The number of incidences we have seen for leaks and explosions has increased and so the risk is high. The province worked hard to get their consent and passed a regulation that natural gas pipelines cannot be changed for oil. Regulations can be changed easily and this is no guarantee to the First Nations that this won’t change.
These First Nations who are giving their consent to such projects should be insisting on the Free Prior and Informed consent (FPIC) of other First Nations to allow fracking at the source, on the waters where the LNG will be shipped and the territories where the pipeline goes through. If a First Nation insists on FPIC for themselves, they should respect other First Nations right to the same.
In order to get the LNG revenues, the First Nation has to acknowledge that they have been fully consulted and accommodated and will not bring legal action to challenge the project.

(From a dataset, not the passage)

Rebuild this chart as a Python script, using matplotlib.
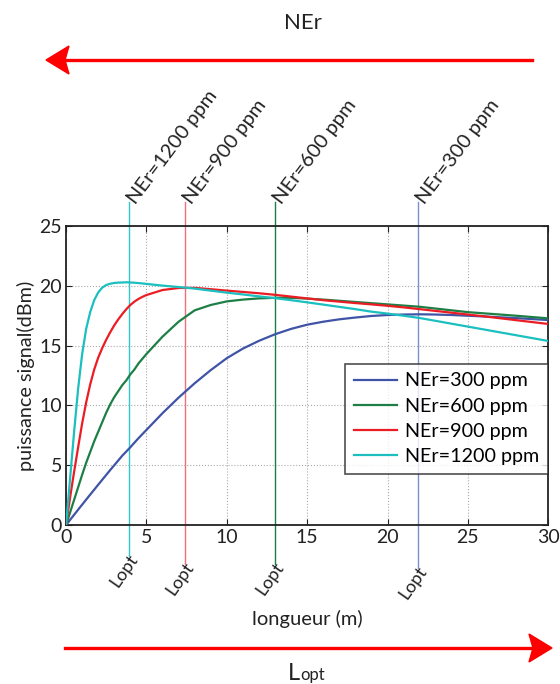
import matplotlib
matplotlib.use("Agg")
import matplotlib.pyplot as plt
from matplotlib.patches import Polygon

plt.rcParams['font.family'] = ['Lato', 'DejaVu Sans']

# longueur (m)
x = [0, 0.25, 0.5, 0.75, 1.0, 1.25, 1.5, 1.75, 2.0, 2.25, 2.5, 2.75, 3.0, 3.25, 3.5,
     3.75, 4.0, 4.25, 4.5, 4.75, 5, 6, 7, 8, 9, 10, 11, 12, 13, 14, 15, 16, 17, 18,
     19, 20, 21, 22, 23, 24, 25, 26, 27, 28, 29, 30]
# puissance signal (dBm) per concentration
p300 = [0, 0.43, 0.85, 1.28, 1.7, 2.12, 2.54, 2.95, 3.37, 3.78, 4.19, 4.6, 5.0, 5.4, 5.8,
        6.15, 6.5, 6.88, 7.25, 7.6, 7.95, 9.35, 10.65, 11.85, 12.95, 13.95, 14.75, 15.4,
        15.95, 16.4, 16.75, 17.0, 17.2, 17.35, 17.48, 17.56, 17.6, 17.62, 17.6, 17.56,
        17.5, 17.44, 17.37, 17.3, 17.22, 17.14]
p600 = [0, 1.05, 2.1, 3.15, 4.2, 5.2, 6.1, 7.0, 7.8, 8.6, 9.4, 10.1, 10.7, 11.2, 11.7,
        12.1, 12.6, 13.0, 13.5, 13.9, 14.3, 15.75, 17.0, 17.95, 18.4, 18.7, 18.85, 18.95,
        19.0, 19.0, 18.93, 18.85, 18.75, 18.65, 18.55, 18.45, 18.35, 18.25, 18.1, 17.95,
        17.8, 17.7, 17.6, 17.5, 17.39, 17.28]
p900 = [0, 2.3, 4.45, 6.5, 8.5, 10.25, 11.75, 13.0, 14.0, 14.8, 15.5, 16.13, 16.7, 17.2,
        17.65, 18.05, 18.4, 18.68, 18.9, 19.08, 19.23, 19.65, 19.82, 19.83, 19.72, 19.6,
        19.49, 19.38, 19.25, 19.1, 18.95, 18.8, 18.68, 18.56, 18.45, 18.33, 18.2, 18.05,
        17.9, 17.75, 17.6, 17.45, 17.29, 17.13, 16.97, 16.81]
p1200 = [0, 3.9, 7.8, 11.4, 14.3, 16.4, 17.8, 18.8, 19.45, 19.85, 20.07, 20.18, 20.24,
         20.27, 20.28, 20.3, 20.28, 20.26, 20.23, 20.2, 20.16, 20.02, 19.9, 19.77, 19.6,
         19.43, 19.28, 19.12, 18.97, 18.8, 18.62, 18.43, 18.24, 18.05, 17.84, 17.68,
         17.5, 17.31, 17.07, 16.83, 16.59, 16.35, 16.11, 15.87, 15.63, 15.39]

labels = ['NEr=300 ppm', 'NEr=600 ppm', 'NEr=900 ppm', 'NEr=1200 ppm']
colors = ['#3f54a6', '#1d7f46', '#ec1c24', '#1cbfbf']
vcolors = ['#7f8fcc', '#1d7f46', '#f0707a', '#33c6c6']
lopt = [21.9, 13.0, 7.4, 3.9]
lopt_bottom = [-3.6, -3.3, -3.3, -2.6]

fig = plt.figure(figsize=(5.6, 6.84), dpi=100)
ax = fig.add_axes([0.118, 0.2325, 0.861, 0.437])

for y, c, lab in zip([p300, p600, p900, p1200], colors, labels):
    ax.plot(x, y, color=c, lw=1.6, label=lab, zorder=3)

# Lopt markers
for xo, yb, c, lab in zip(lopt, lopt_bottom, vcolors, labels):
    ax.plot([xo, xo], [yb, 27.0], color=c, lw=1.0, clip_on=False, zorder=2)
    ax.text(xo + 0.15, 27.0, lab, rotation=53, rotation_mode='anchor', ha='left',
            va='center', fontsize=14.5, color='#222222')
    ax.text(xo + 0.35, yb, 'Lopt', rotation=55, rotation_mode='anchor', ha='right',
            va='center', fontsize=13, color='#222222')

ax.set_xlim(0, 30)
ax.set_ylim(0, 25)
ax.set_xticks(range(0, 31, 5))
ax.set_yticks(range(0, 26, 5))
ax.grid(True, linestyle=':', color='#aaaaaa', lw=0.8)
ax.tick_params(direction='in', top=True, right=True, length=4, labelsize=14,
               colors='#222222', pad=3)
for s in ax.spines.values():
    s.set_linewidth(1.3)
    s.set_color('#222222')
ax.set_xlabel('longueur (m)', fontsize=14.5, color='#222222', labelpad=46)
ax.set_ylabel('puissance signal(dBm)', fontsize=14.3, color='#222222', labelpad=3)

leg = ax.legend(loc='lower right', bbox_to_anchor=(1.0, 0.17), fontsize=14.2,
                frameon=True, fancybox=False, handlelength=2.2, labelspacing=0.42,
                borderpad=0.45, handletextpad=0.4, borderaxespad=0)
leg.get_frame().set_edgecolor('#222222')
leg.get_frame().set_linewidth(1.2)

# big arrows (pixel coordinates on the figure)
H = 684
def arrow(x0, x1, y, direction):
    yy = H - y
    tip = x1
    back = x1 - direction * 23
    notch = x1 - direction * 19
    fig.lines.append(plt.Line2D([x0 / 560, notch / 560], [yy / H, yy / H],
                                color='red', lw=2.4, transform=fig.transFigure))
    head = Polygon([[tip / 560, yy / H], [back / 560, (yy + 14) / H],
                    [notch / 560, yy / H], [back / 560, (yy - 14) / H]],
                   closed=True, color='red', transform=fig.transFigure)
    fig.patches.append(head)

arrow(532, 46, 60, -1)
arrow(65, 552, 648, 1)

fig.text(303 / 560, 1 - 23 / H, 'NEr', ha='center', va='center', fontsize=16,
         color='#222222')
fig.text(300 / 560, 1 - 680 / H, 'L', ha='right', va='baseline', fontsize=17,
         color='#222222')
fig.text(300 / 560, 1 - 680 / H, 'opt', ha='left', va='baseline', fontsize=12,
         color='#222222')

fig.savefig('out.png', dpi=100)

They release the government from any legal action in relation to almost everything the government could be responsible for. They also agree that they will not participate in any actions that would oppose the project in anyway. This is a high price for a First Nation to pay for the compensation they will receive. That the purpose of the agreement flagrantly says revenue sharing is to get First Nation approval of projects and not to recognize title tells you where the political will to resolve title is.
This is a tool the province uses all the time in other types of agreements like Incremental Treaty Agreements and accommodation agreements. They take away the right of the First Nations legal and political rights respecting a certain project in exchange for money or other benefit. This is a far different scenario than basing revenue sharing with First Nations based on their aboriginal title. There is a lot of work for the province to do under the Tsilhqot’in ruling and revenue sharing based on title would go a long way to starting negotiations in the right way.